Thursday, July 26, 2007

PostgreSQL Replication - PGCluster

Earlier, I did an article on MySQL multi-master replication. While MySQL is a very fast database, able to provide the vast majority of features that most people need, there are definite shortcomings. As a result, I've begun looking more and more into PostgreSQL as my database of choice for my development work. The major shortcoming for me, however, has always been PostgreSQL's replication and failover support. The Slony-I project provides replication, however it is asynchronous and master-slave. In many environments, this just isn't good enough. I came across PGCluster, only to see on its project site that the latest code was for PostgreSQL 7.3.

At first, I thought that this was reason enough to abandon PostgreSQL and focus primarily on MySQL. However, I have since found that I am mistaken. The PGCluster site that I initially came across was an old site for the project. The new PGCluster site shows that PGCluster has been updated for PostgreSQL 8.2. This is great news for anyone looking to use PostgreSQL in an enterprise-wide capacity. PGCluster provides synchronous, multi-master replication. It is designed for high-availability, as well as load-balancing. While I haven't had a chance to install the latest version of PGCluster, I will be giving it a long, hard look in the near future.

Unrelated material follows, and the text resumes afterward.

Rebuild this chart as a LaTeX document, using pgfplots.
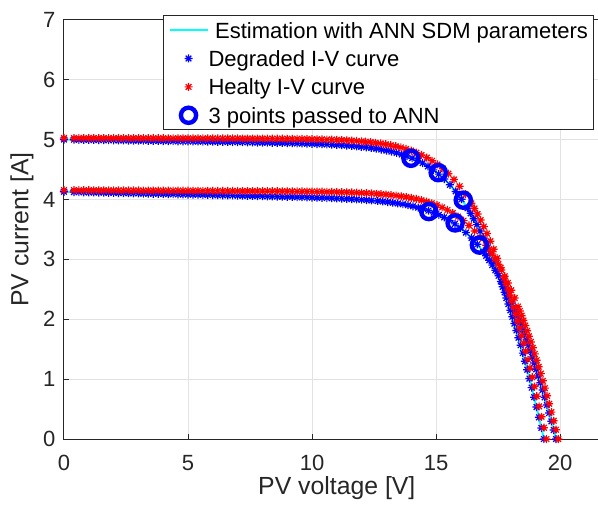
\documentclass[border=0pt]{standalone}
\usepackage{fontspec}
\setmainfont{Liberation Sans}
\usepackage{pgfplots}
\usepackage{pgfplotstable}
\pgfplotsset{compat=1.18}

\definecolor{axgray}{RGB}{38,38,38}
\definecolor{gridgray}{RGB}{226,226,226}
\definecolor{mcyan}{RGB}{0,255,255}
\definecolor{mblue}{RGB}{0,0,255}
\definecolor{mred}{RGB}{255,0,0}

% MATLAB-like '*' marker: plus and cross
\pgfdeclareplotmark{mstar}{%
  \pgfpathmoveto{\pgfqpoint{-\pgfplotmarksize}{0pt}}\pgfpathlineto{\pgfqpoint{\pgfplotmarksize}{0pt}}%
  \pgfpathmoveto{\pgfqpoint{0pt}{-\pgfplotmarksize}}\pgfpathlineto{\pgfqpoint{0pt}{\pgfplotmarksize}}%
  \pgfpathmoveto{\pgfqpoint{-0.707\pgfplotmarksize}{-0.707\pgfplotmarksize}}\pgfpathlineto{\pgfqpoint{0.707\pgfplotmarksize}{0.707\pgfplotmarksize}}%
  \pgfpathmoveto{\pgfqpoint{-0.707\pgfplotmarksize}{0.707\pgfplotmarksize}}\pgfpathlineto{\pgfqpoint{0.707\pgfplotmarksize}{-0.707\pgfplotmarksize}}%
  \pgfusepathqstroke}

\pgfplotsset{
  legline/.style={legend image code/.code={\draw[##1] (0pt,0pt) -- (19pt,0pt);}},
  legmark/.style={legend image code/.code={\path[draw=none,fill=none] (0pt,0pt) (19pt,0pt); \draw[##1] plot coordinates {(9.5pt,0pt)};}},
}

% degraded curve, high irradiance
\pgfplotstableread[row sep=\\]{
V I\\
0 5.002\\ 0.4 5.000\\ 0.6 4.998\\ 0.8 4.997\\ 1.0 4.996\\ 1.2 4.995\\ 1.4 4.994\\ 1.6 4.992\\ 1.8 4.991\\ 2.0 4.990\\
2.2 4.989\\ 2.4 4.988\\ 2.6 4.986\\ 2.8 4.985\\ 3.0 4.984\\ 3.2 4.983\\ 3.4 4.982\\ 3.6 4.980\\ 3.8 4.979\\ 4.0 4.978\\
4.2 4.977\\ 4.4 4.976\\ 4.6 4.974\\ 4.8 4.973\\ 5.0 4.972\\ 5.2 4.971\\ 5.4 4.970\\ 5.6 4.968\\ 5.8 4.967\\ 6.0 4.966\\
6.2 4.965\\ 6.4 4.964\\ 6.6 4.962\\ 6.8 4.961\\ 7.0 4.959\\ 7.2 4.958\\ 7.4 4.956\\ 7.6 4.955\\ 7.8 4.953\\ 8.0 4.952\\
8.2 4.950\\ 8.4 4.948\\ 8.6 4.947\\ 8.8 4.945\\ 9.0 4.943\\ 9.2 4.941\\ 9.4 4.939\\ 9.6 4.937\\ 9.8 4.934\\ 10.0 4.931\\
10.2 4.928\\ 10.4 4.925\\ 10.6 4.922\\ 10.8 4.918\\ 11.0 4.913\\ 11.2 4.908\\ 11.4 4.903\\ 11.6 4.896\\ 11.8 4.889\\
11.983 4.881\\ 12.186 4.872\\ 12.389 4.862\\ 12.592 4.850\\ 12.796 4.836\\ 13.001 4.819\\ 13.206 4.801\\ 13.412 4.779\\
13.619 4.754\\ 13.827 4.726\\ 14.036 4.692\\ 14.247 4.654\\ 14.460 4.609\\ 14.674 4.556\\ 14.891 4.496\\ 15.111 4.425\\
15.334 4.343\\ 15.561 4.247\\ 15.792 4.136\\ 16.028 4.006\\ 16.271 3.855\\ 16.394 3.770\\ 16.520 3.679\\ 16.647 3.581\\
16.777 3.474\\ 16.909 3.359\\ 17.044 3.235\\ 17.182 3.101\\ 17.322 2.957\\ 17.466 2.801\\ 17.613 2.632\\ 17.688 2.543\\
17.764 2.450\\ 17.841 2.354\\ 17.919 2.254\\ 17.998 2.150\\ 18.078 2.042\\ 18.160 1.929\\ 18.242 1.813\\ 18.326 1.692\\
18.412 1.566\\ 18.498 1.435\\ 18.586 1.299\\ 18.676 1.157\\ 18.767 1.010\\ 18.860 0.858\\ 18.954 0.699\\ 19.050 0.534\\
19.148 0.363\\ 19.248 0.185\\ 19.350 0.000\\
}\degA

% healthy curve, high irradiance
\pgfplotstableread[row sep=\\]{
V I\\
0 5.029\\ 0.4 5.028\\ 0.6 5.028\\ 0.8 5.028\\ 1.0 5.028\\ 1.2 5.028\\ 1.4 5.027\\ 1.6 5.027\\ 1.8 5.027\\ 2.0 5.027\\
2.2 5.026\\ 2.4 5.026\\ 2.6 5.026\\ 2.8 5.026\\ 3.0 5.026\\ 3.2 5.025\\ 3.4 5.025\\ 3.6 5.025\\ 3.8 5.025\\ 4.0 5.025\\
4.2 5.024\\ 4.4 5.024\\ 4.6 5.024\\ 4.8 5.024\\ 5.0 5.024\\ 5.2 5.023\\ 5.4 5.023\\ 5.6 5.023\\ 5.8 5.023\\ 6.0 5.023\\
6.2 5.022\\ 6.4 5.022\\ 6.6 5.022\\ 6.8 5.021\\ 7.0 5.021\\ 7.2 5.020\\ 7.4 5.020\\ 7.6 5.020\\ 7.8 5.019\\ 8.0 5.019\\
8.2 5.018\\ 8.4 5.018\\ 8.6 5.017\\ 8.8 5.016\\ 9.0 5.015\\ 9.2 5.014\\ 9.4 5.014\\ 9.6 5.012\\ 9.8 5.011\\ 10.0 5.009\\
10.2 5.007\\ 10.4 5.005\\ 10.6 5.003\\ 10.8 5.001\\ 11.0 4.997\\ 11.2 4.994\\ 11.4 4.990\\ 11.6 4.985\\ 11.8 4.979\\
12.0 4.973\\ 12.159 4.967\\ 12.361 4.959\\ 12.563 4.949\\ 12.766 4.937\\ 12.970 4.924\\ 13.174 4.909\\ 13.379 4.891\\
13.584 4.870\\ 13.790 4.845\\ 13.998 4.817\\ 14.206 4.784\\ 14.416 4.745\\ 14.628 4.700\\ 14.842 4.648\\ 15.058 4.586\\
15.276 4.515\\ 15.498 4.432\\ 15.723 4.335\\ 15.952 4.222\\ 16.187 4.090\\ 16.427 3.937\\ 16.549 3.851\\ 16.673 3.758\\
16.799 3.657\\ 16.927 3.549\\ 17.058 3.432\\ 17.191 3.305\\ 17.326 3.169\\ 17.465 3.021\\ 17.606 2.862\\ 17.751 2.690\\
17.824 2.599\\ 17.899 2.504\\ 17.975 2.406\\ 18.051 2.304\\ 18.129 2.197\\ 18.207 2.087\\ 18.287 1.972\\ 18.368 1.853\\
18.450 1.729\\ 18.534 1.600\\ 18.619 1.467\\ 18.705 1.328\\ 18.792 1.183\\ 18.881 1.033\\ 18.972 0.877\\ 19.064 0.715\\
19.158 0.546\\ 19.254 0.371\\ 19.351 0.189\\ 19.450 0.000\\
}\healA

% degraded curve, low irradiance
\pgfplotstableread[row sep=\\]{
V I\\
0 4.129\\ 0.4 4.126\\ 0.6 4.124\\ 0.8 4.122\\ 1.0 4.120\\ 1.2 4.118\\ 1.4 4.117\\ 1.6 4.115\\ 1.8 4.113\\ 2.0 4.111\\
2.2 4.109\\ 2.4 4.108\\ 2.6 4.106\\ 2.8 4.104\\ 3.0 4.102\\ 3.2 4.100\\ 3.4 4.099\\ 3.6 4.097\\ 3.8 4.095\\ 4.0 4.093\\
4.2 4.091\\ 4.4 4.090\\ 4.6 4.088\\ 4.8 4.086\\ 5.0 4.084\\ 5.2 4.082\\ 5.4 4.081\\ 5.6 4.079\\ 5.8 4.077\\ 6.0 4.075\\
6.2 4.073\\ 6.4 4.072\\ 6.6 4.070\\ 6.8 4.068\\ 7.0 4.066\\ 7.2 4.064\\ 7.4 4.062\\ 7.6 4.060\\ 7.8 4.058\\ 8.0 4.056\\
8.2 4.054\\ 8.4 4.052\\ 8.6 4.050\\ 8.8 4.048\\ 9.0 4.046\\ 9.2 4.044\\ 9.4 4.041\\ 9.6 4.039\\ 9.8 4.037\\ 10.0 4.034\\
10.2 4.031\\ 10.4 4.029\\ 10.6 4.026\\ 10.8 4.023\\ 11.0 4.019\\ 11.2 4.016\\ 11.4 4.012\\ 11.6 4.007\\ 11.8 4.003\\
12.0 3.997\\ 12.2 3.992\\ 12.4 3.985\\ 12.647 3.976\\ 12.850 3.968\\ 13.052 3.959\\ 13.256 3.948\\ 13.459 3.936\\
13.663 3.922\\ 13.868 3.906\\ 14.074 3.888\\ 14.280 3.867\\ 14.487 3.843\\ 14.696 3.815\\ 14.905 3.783\\ 15.116 3.745\\
15.329 3.702\\ 15.544 3.652\\ 15.762 3.594\\ 15.982 3.527\\ 16.205 3.449\\ 16.433 3.358\\ 16.664 3.252\\ 16.901 3.129\\
17.022 3.060\\ 17.144 2.986\\ 17.268 2.905\\ 17.394 2.819\\ 17.522 2.726\\ 17.653 2.625\\ 17.785 2.516\\ 17.920 2.399\\
18.058 2.272\\ 18.200 2.135\\ 18.271 2.063\\ 18.344 1.987\\ 18.417 1.909\\ 18.492 1.828\\ 18.567 1.744\\ 18.643 1.656\\
18.721 1.565\\ 18.799 1.470\\ 18.878 1.372\\ 18.959 1.270\\ 19.041 1.164\\ 19.124 1.053\\ 19.208 0.939\\ 19.294 0.819\\
19.381 0.696\\ 19.470 0.567\\ 19.560 0.434\\ 19.652 0.295\\ 19.745 0.150\\ 19.840 0.000\\
}\degB

% healthy curve, low irradiance
\pgfplotstableread[row sep=\\]{
V I\\
0 4.158\\ 0.4 4.157\\ 0.6 4.156\\ 0.8 4.156\\ 1.0 4.156\\ 1.2 4.155\\ 1.4 4.155\\ 1.6 4.155\\ 1.8 4.154\\ 2.0 4.154\\
2.2 4.153\\ 2.4 4.153\\ 2.6 4.153\\ 2.8 4.152\\ 3.0 4.152\\ 3.2 4.151\\ 3.4 4.151\\ 3.6 4.151\\ 3.8 4.150\\ 4.0 4.150\\
4.2 4.149\\ 4.4 4.149\\ 4.6 4.149\\ 4.8 4.148\\ 5.0 4.148\\ 5.2 4.147\\ 5.4 4.147\\ 5.6 4.147\\ 5.8 4.146\\ 6.0 4.146\\
6.2 4.145\\ 6.4 4.145\\ 6.6 4.144\\ 6.8 4.144\\ 7.0 4.143\\ 7.2 4.143\\ 7.4 4.142\\ 7.6 4.142\\ 7.8 4.141\\ 8.0 4.141\\
8.2 4.140\\ 8.4 4.140\\ 8.6 4.139\\ 8.8 4.138\\ 9.0 4.138\\ 9.2 4.137\\ 9.4 4.136\\ 9.6 4.135\\ 9.8 4.134\\ 10.0 4.133\\
10.2 4.132\\ 10.4 4.131\\ 10.6 4.129\\ 10.8 4.127\\ 11.0 4.125\\ 11.2 4.123\\ 11.4 4.121\\ 11.6 4.118\\ 11.8 4.115\\
12.0 4.111\\ 12.2 4.107\\ 12.4 4.103\\ 12.6 4.097\\ 12.784 4.091\\ 12.986 4.084\\ 13.189 4.076\\ 13.391 4.066\\
13.595 4.055\\ 13.798 4.042\\ 14.002 4.027\\ 14.207 4.010\\ 14.413 3.989\\ 14.620 3.966\\ 14.827 3.938\\ 15.036 3.906\\
15.247 3.869\\ 15.459 3.826\\ 15.673 3.775\\ 15.890 3.716\\ 16.109 3.648\\ 16.331 3.568\\ 16.557 3.475\\ 16.788 3.366\\
17.023 3.239\\ 17.143 3.169\\ 17.264 3.092\\ 17.387 3.009\\ 17.512 2.920\\ 17.639 2.824\\ 17.769 2.719\\ 17.900 2.607\\
18.034 2.486\\ 18.171 2.355\\ 18.310 2.213\\ 18.381 2.138\\ 18.453 2.060\\ 18.526 1.979\\ 18.599 1.895\\ 18.674 1.808\\
18.749 1.717\\ 18.826 1.622\\ 18.903 1.524\\ 18.982 1.422\\ 19.061 1.317\\ 19.142 1.206\\ 19.224 1.092\\ 19.308 0.973\\
19.392 0.850\\ 19.478 0.721\\ 19.565 0.588\\ 19.654 0.449\\ 19.745 0.305\\ 19.836 0.156\\ 19.930 0.000\\
}\healB

% the three measured points of each degraded curve
\pgfplotstableread[row sep=\\]{
V I\\
13.99 4.69\\ 15.09 4.45\\ 16.10 3.99\\
14.71 3.80\\ 15.77 3.61\\ 16.75 3.24\\
}\annpts

\begin{document}
\begin{tikzpicture}
\begin{axis}[
    x=12.4pt, y=29.93pt,
    xmin=0, xmax=22, ymin=0, ymax=7,
    xtick={0,5,10,15,20}, ytick={0,1,2,3,4,5,6,7},
    grid=major,
    major grid style={gridgray, line width=0.5pt},
    axis line style={axgray, line width=0.5pt},
    tick align=inside, major tick length=2.5pt,
    tick style={axgray, line width=0.5pt},
    /pgf/number format/assume math mode=true,
    ticklabel style={font=\fontsize{11}{13}\selectfont, text=axgray},
    xticklabel style={yshift=-4.5pt},
    yticklabel style={xshift=-0.8pt},
    xlabel={PV voltage [V]}, ylabel={PV current [A]},
    label style={font=\fontsize{12.4}{14}\selectfont, text=axgray},
    xlabel style={at={(axis description cs:0.5,-0.117)}, anchor=center},
    ylabel style={at={(axis description cs:-0.077,0.5)}, anchor=center},
    legend cell align=left,
    legend style={
        at={(axis description cs:0.1815,1.0119)}, anchor=north west,
        draw=axgray, line width=0.5pt, fill=white,
        font=\fontsize{11}{13}\selectfont,
        inner xsep=2.5pt, inner ysep=1.5pt, row sep=2.6pt,
        nodes={inner sep=0pt, text height=9.8pt, text depth=1.8pt},
        /tikz/every odd column/.append style={column sep=0pt},
    },
    clip=false,
]
\addplot[mcyan, line width=1pt, no markers, legline] table {\degA};
\addlegendentry{\hspace*{3.3pt}Estimation with ANN SDM parameters}
\addplot[mcyan, line width=1pt, no markers, forget plot] table {\degB};

\addplot[mblue, only marks, mark=mstar, mark size=2pt, line width=0.6pt, legmark] table {\degA};
\addlegendentry{Degraded I-V curve}
\addplot[mblue, only marks, mark=mstar, mark size=2pt, line width=0.6pt, forget plot] table {\degB};

\addplot[mred, only marks, mark=mstar, mark size=2pt, line width=0.6pt, legmark] table {\healA};
\addlegendentry{Healty I-V curve}
\addplot[mred, only marks, mark=mstar, mark size=2pt, line width=0.6pt, forget plot] table {\healB};

\addplot[mblue, only marks, mark=o, mark size=3.8pt, line width=2.2pt, legmark] table {\annpts};
\addlegendentry{3 points passed to ANN}
\end{axis}
\pgfresetboundingbox
\useasboundingbox (-32pt,-32.5pt) rectangle (267pt,219.5pt);
\end{tikzpicture}
\end{document}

While working on the Odyssi PKI project's next release, I've spent a bit more time focusing on the database aspect. Certificate Authority servers are typically considered to have high-security requirements, so they are often run using dedicated database servers. You wouldn't typically want your certificate data in the same database server with your general business data. Normally, the database instance is dedicated to the CA, and is hardened for security to prevent compromise. However, in situations where high numbers of certificates are issued, performance and scalability may become a factor. In a hosted PKI environment, for example, large numbers of certificates being issued may put a strain on the database server. In addition, CA servers have high availability requirements, particularly for CRL issuance, etc. The need for failover replication becomes apparent.

With PGCluster, it is possible to implement a database architecture that allows for the performance and reliability needed for this type of scenario. The example provided on the PGCluster website shows a simple replication scenario between 3 servers; two are located in close proximity, with the third connecting remotely over a VPN. When designing a database layout for an Odyssi PKI deployment, you would typically want to have a minimum of 2 databases, acting in a load-balanced, multi-master configuration. This will provide you with failover capability in the event of a server failure, as well as the ability to split processing between servers.

Starting with Odyssi PKI's next release, I plan to include some documentation outlining recommended architecture, best-practices, etc. for designing a PKI. Now that I have discovered PGCluster is not a dead project, I will be sure to use it in my examples.

1 comment:

Jonathan Ellis said...

I looked at pgcluster about a year ago, and went with Slony instead. There just isn't anybody using pgcluster in production to speak of, and that's a little scary.

Today Slony is still the big dog of pg replication. I would also consider the Skype replication tool (Londiste).